Short problem:
Your task is to retype, word for word, the lines from the start of the data through the line holding "(0,0) rectangle (2522,1161);". Do not include the pictures.

Supplied material:

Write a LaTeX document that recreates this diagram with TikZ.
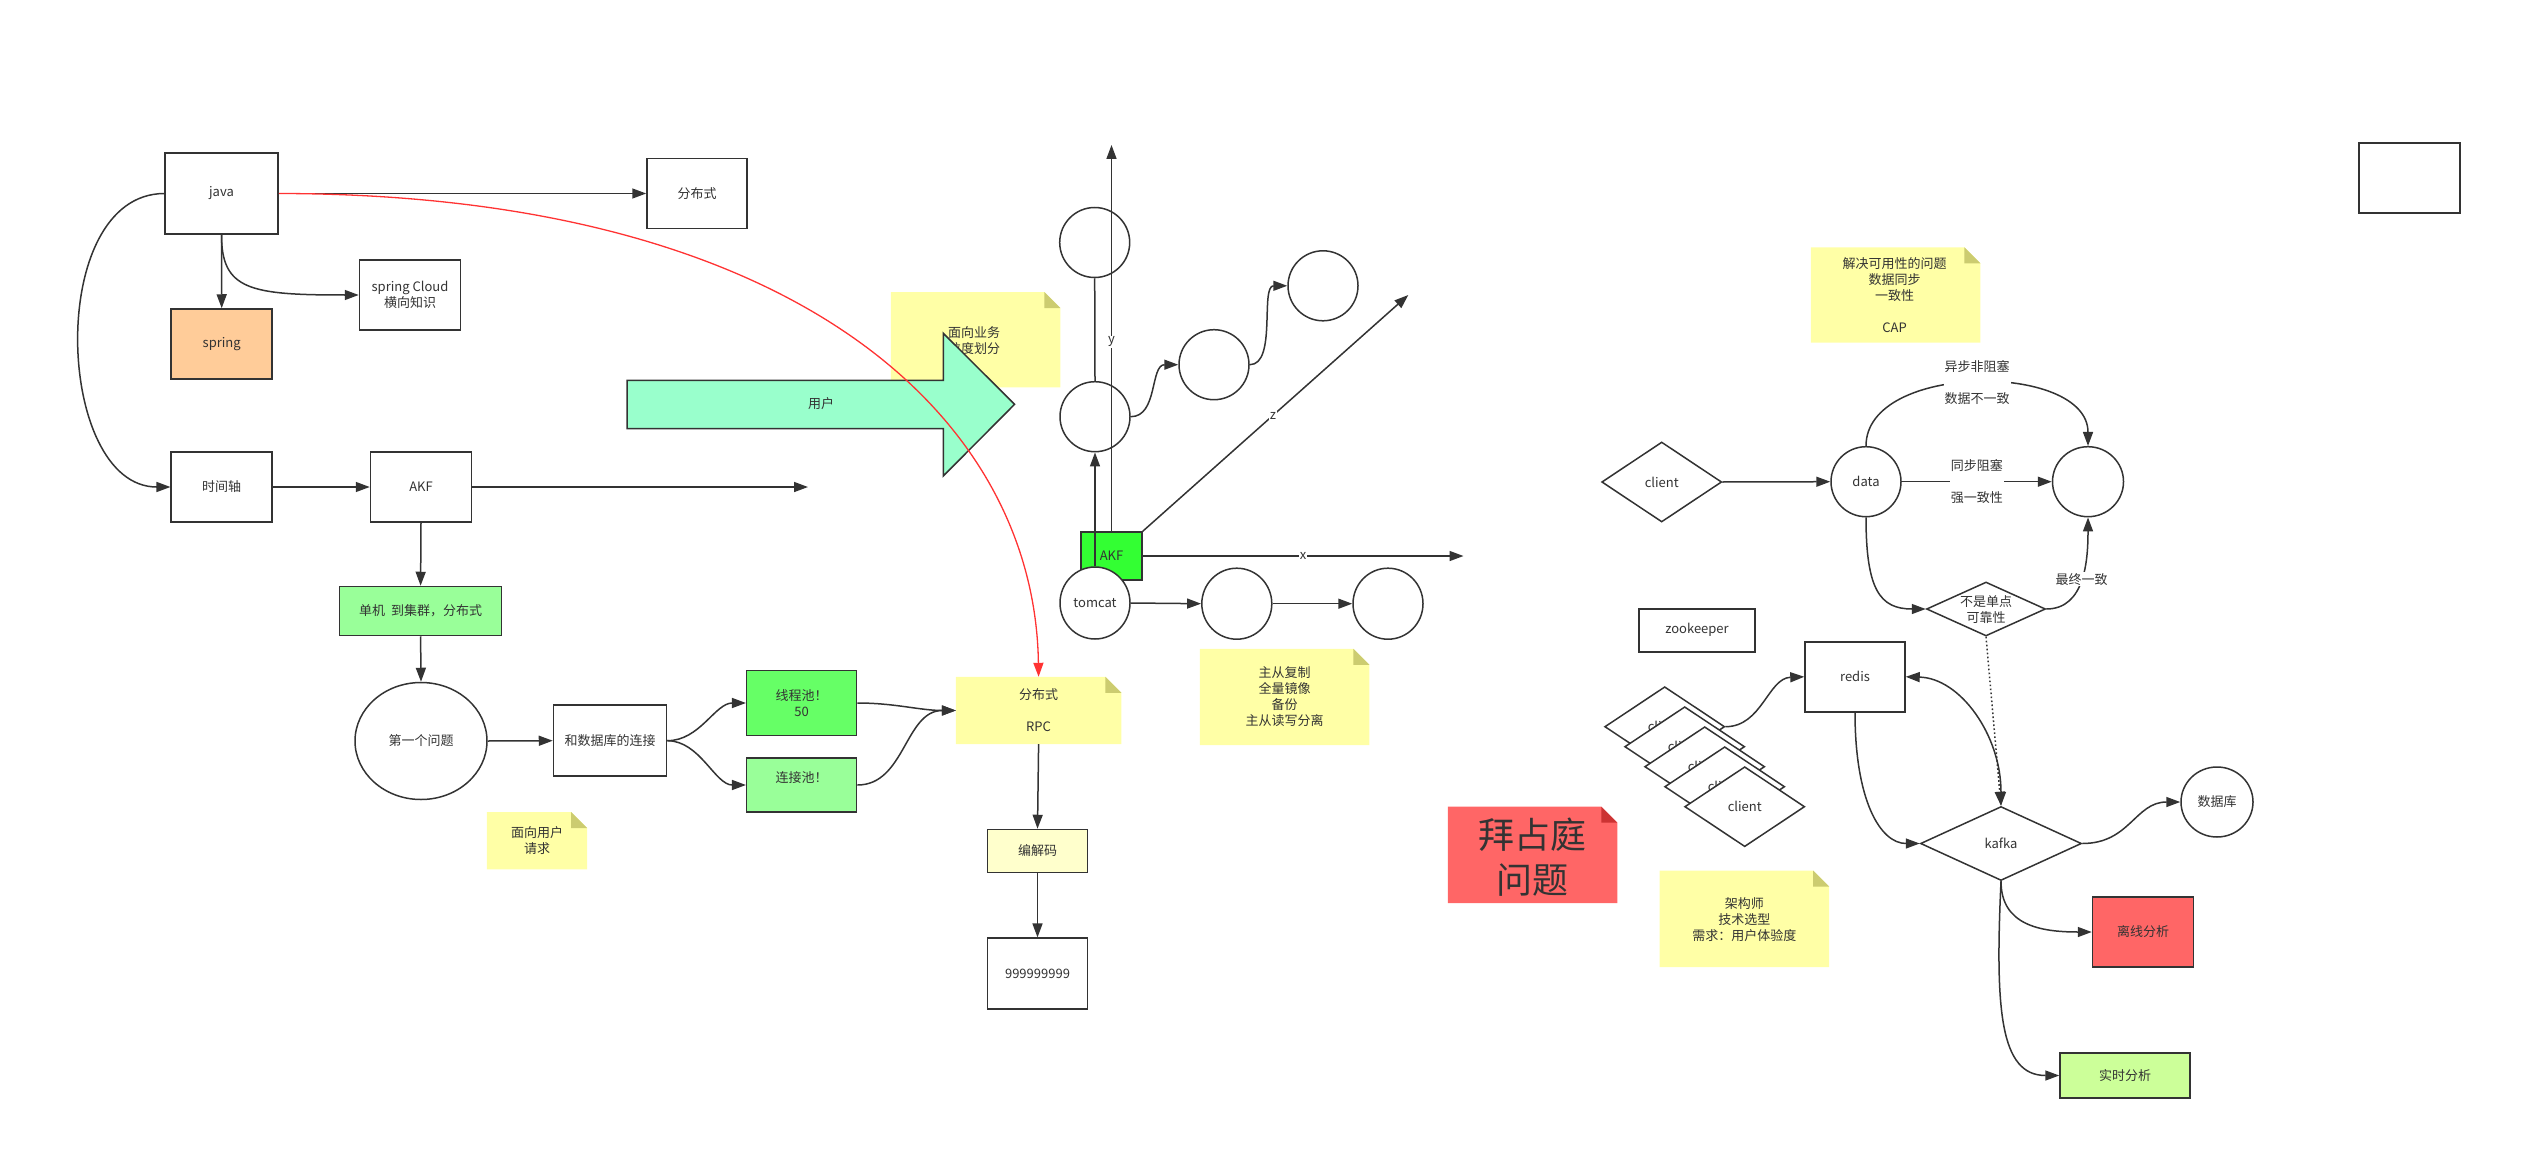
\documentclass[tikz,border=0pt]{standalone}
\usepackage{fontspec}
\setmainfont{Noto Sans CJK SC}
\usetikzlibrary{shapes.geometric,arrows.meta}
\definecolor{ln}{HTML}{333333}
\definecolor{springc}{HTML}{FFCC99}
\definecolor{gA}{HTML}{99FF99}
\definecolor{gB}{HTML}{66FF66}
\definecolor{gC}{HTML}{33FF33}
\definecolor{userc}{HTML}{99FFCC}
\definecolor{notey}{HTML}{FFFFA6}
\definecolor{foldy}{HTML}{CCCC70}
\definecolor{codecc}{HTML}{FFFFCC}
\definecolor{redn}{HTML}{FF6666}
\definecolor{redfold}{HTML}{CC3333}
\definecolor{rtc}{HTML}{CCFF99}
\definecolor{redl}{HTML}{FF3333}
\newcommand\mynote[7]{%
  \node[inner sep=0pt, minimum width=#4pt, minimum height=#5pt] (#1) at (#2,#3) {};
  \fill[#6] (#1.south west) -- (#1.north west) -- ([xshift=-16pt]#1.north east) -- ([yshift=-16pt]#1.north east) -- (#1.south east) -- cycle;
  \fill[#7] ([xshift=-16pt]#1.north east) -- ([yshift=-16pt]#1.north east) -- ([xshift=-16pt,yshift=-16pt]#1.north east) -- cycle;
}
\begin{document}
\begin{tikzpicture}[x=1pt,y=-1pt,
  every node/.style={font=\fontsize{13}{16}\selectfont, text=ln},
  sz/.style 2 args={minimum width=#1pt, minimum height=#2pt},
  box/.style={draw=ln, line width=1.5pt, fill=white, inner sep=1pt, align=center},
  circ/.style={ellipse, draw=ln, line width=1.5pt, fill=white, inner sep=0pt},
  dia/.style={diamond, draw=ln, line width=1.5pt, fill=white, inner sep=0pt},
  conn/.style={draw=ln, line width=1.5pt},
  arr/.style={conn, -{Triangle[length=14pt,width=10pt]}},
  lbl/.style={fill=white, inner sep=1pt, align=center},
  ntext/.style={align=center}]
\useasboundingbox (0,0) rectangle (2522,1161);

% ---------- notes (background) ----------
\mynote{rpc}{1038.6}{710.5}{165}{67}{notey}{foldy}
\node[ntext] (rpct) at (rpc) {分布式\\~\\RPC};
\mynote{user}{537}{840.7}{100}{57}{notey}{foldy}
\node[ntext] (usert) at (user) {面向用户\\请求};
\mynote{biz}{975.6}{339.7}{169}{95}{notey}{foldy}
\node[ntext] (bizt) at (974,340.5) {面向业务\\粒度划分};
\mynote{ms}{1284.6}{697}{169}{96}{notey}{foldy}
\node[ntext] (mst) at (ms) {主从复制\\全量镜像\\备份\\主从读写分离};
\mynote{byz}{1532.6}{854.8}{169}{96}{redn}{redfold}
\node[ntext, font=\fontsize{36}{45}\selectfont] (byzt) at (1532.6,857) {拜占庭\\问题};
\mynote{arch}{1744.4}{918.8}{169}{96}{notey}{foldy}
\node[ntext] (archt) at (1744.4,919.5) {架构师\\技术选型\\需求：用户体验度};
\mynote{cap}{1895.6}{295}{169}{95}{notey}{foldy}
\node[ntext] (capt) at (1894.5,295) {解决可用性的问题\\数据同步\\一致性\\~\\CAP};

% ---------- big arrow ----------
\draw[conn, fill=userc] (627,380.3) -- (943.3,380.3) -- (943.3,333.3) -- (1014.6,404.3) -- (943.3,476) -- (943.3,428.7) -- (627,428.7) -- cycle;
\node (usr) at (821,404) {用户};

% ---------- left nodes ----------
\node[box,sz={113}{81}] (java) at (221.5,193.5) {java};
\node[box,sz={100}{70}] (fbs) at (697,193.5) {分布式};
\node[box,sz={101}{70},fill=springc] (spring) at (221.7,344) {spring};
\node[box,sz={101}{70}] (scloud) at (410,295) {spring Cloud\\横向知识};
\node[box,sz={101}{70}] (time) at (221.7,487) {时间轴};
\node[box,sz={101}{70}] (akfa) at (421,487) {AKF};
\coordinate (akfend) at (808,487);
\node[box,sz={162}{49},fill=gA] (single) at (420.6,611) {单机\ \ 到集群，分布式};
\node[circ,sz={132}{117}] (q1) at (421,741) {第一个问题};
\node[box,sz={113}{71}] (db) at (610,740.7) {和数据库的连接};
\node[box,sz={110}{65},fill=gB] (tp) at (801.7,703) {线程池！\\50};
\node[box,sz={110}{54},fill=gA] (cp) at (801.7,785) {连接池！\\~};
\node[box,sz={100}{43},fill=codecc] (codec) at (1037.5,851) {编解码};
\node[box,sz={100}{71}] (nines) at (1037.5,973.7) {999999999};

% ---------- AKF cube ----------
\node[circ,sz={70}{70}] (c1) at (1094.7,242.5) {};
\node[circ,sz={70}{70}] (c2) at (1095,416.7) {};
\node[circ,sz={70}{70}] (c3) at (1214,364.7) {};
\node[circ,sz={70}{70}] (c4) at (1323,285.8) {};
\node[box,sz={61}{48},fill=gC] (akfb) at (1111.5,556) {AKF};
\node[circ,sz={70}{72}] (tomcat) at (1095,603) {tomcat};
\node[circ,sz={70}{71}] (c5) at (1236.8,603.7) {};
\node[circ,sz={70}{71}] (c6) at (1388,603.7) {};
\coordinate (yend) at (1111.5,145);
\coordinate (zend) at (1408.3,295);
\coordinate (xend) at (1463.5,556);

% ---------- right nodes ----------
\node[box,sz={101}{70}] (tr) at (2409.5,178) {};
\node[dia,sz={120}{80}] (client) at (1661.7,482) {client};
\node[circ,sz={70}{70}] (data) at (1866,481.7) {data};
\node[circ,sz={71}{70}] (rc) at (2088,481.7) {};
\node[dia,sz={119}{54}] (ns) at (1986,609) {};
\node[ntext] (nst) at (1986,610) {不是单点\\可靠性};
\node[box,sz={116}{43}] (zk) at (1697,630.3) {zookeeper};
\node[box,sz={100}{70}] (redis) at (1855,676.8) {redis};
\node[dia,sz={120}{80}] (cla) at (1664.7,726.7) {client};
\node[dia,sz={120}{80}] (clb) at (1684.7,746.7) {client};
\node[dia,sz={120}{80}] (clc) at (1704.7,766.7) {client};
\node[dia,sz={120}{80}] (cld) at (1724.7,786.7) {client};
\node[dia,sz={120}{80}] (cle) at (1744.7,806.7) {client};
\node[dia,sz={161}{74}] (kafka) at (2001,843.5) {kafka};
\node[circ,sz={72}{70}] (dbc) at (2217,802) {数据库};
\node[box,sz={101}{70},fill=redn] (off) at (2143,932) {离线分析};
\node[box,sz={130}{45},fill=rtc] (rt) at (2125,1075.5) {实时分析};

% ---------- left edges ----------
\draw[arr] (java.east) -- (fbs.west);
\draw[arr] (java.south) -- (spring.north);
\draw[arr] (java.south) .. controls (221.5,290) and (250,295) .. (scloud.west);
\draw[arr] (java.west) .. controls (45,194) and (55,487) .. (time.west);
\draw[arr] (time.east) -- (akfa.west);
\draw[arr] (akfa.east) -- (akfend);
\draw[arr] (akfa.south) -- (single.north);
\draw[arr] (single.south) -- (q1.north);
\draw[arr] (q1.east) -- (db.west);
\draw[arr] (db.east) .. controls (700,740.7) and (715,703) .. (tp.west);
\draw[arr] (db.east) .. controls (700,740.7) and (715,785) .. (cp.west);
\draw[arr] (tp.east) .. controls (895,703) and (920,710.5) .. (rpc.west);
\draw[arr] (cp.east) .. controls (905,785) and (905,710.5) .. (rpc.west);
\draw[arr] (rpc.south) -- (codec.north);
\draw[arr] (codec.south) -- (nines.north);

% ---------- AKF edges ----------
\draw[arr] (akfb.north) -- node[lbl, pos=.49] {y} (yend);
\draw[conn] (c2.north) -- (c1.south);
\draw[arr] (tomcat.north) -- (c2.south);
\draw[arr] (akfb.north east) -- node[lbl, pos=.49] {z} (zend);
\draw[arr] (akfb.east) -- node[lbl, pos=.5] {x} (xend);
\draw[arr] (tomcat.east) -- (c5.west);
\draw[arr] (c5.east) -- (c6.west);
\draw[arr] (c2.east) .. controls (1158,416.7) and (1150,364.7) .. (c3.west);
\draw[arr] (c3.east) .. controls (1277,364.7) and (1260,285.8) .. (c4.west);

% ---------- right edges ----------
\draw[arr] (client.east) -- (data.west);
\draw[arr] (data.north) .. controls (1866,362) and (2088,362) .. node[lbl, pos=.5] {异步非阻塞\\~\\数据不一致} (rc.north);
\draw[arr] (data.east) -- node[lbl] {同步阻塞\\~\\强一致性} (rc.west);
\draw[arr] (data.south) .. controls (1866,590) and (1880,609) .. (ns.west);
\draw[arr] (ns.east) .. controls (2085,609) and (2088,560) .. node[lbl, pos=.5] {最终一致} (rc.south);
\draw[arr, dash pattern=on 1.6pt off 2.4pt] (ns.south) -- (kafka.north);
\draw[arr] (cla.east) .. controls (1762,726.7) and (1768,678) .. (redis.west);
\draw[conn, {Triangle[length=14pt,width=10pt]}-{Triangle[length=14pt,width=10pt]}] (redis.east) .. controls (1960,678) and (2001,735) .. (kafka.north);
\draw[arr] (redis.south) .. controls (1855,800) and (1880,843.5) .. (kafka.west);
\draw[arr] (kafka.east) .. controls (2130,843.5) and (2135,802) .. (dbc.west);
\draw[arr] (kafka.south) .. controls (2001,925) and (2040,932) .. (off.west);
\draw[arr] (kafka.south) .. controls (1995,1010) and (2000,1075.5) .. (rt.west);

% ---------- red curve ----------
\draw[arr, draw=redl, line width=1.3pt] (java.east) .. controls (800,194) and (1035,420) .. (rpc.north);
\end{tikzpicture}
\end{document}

Solution:
Write a LaTeX document that recreates this diagram with TikZ.
\documentclass[tikz,border=0pt]{standalone}
\usepackage{fontspec}
\setmainfont{Noto Sans CJK SC}
\usetikzlibrary{shapes.geometric,arrows.meta}
\definecolor{ln}{HTML}{333333}
\definecolor{springc}{HTML}{FFCC99}
\definecolor{gA}{HTML}{99FF99}
\definecolor{gB}{HTML}{66FF66}
\definecolor{gC}{HTML}{33FF33}
\definecolor{userc}{HTML}{99FFCC}
\definecolor{notey}{HTML}{FFFFA6}
\definecolor{foldy}{HTML}{CCCC70}
\definecolor{codecc}{HTML}{FFFFCC}
\definecolor{redn}{HTML}{FF6666}
\definecolor{redfold}{HTML}{CC3333}
\definecolor{rtc}{HTML}{CCFF99}
\definecolor{redl}{HTML}{FF3333}
\newcommand\mynote[7]{%
  \node[inner sep=0pt, minimum width=#4pt, minimum height=#5pt] (#1) at (#2,#3) {};
  \fill[#6] (#1.south west) -- (#1.north west) -- ([xshift=-16pt]#1.north east) -- ([yshift=-16pt]#1.north east) -- (#1.south east) -- cycle;
  \fill[#7] ([xshift=-16pt]#1.north east) -- ([yshift=-16pt]#1.north east) -- ([xshift=-16pt,yshift=-16pt]#1.north east) -- cycle;
}
\begin{document}
\begin{tikzpicture}[x=1pt,y=-1pt,
  every node/.style={font=\fontsize{13}{16}\selectfont, text=ln},
  sz/.style 2 args={minimum width=#1pt, minimum height=#2pt},
  box/.style={draw=ln, line width=1.5pt, fill=white, inner sep=1pt, align=center},
  circ/.style={ellipse, draw=ln, line width=1.5pt, fill=white, inner sep=0pt},
  dia/.style={diamond, draw=ln, line width=1.5pt, fill=white, inner sep=0pt},
  conn/.style={draw=ln, line width=1.5pt},
  arr/.style={conn, -{Triangle[length=14pt,width=10pt]}},
  lbl/.style={fill=white, inner sep=1pt, align=center},
  ntext/.style={align=center}]
\useasboundingbox (0,0) rectangle (2522,1161);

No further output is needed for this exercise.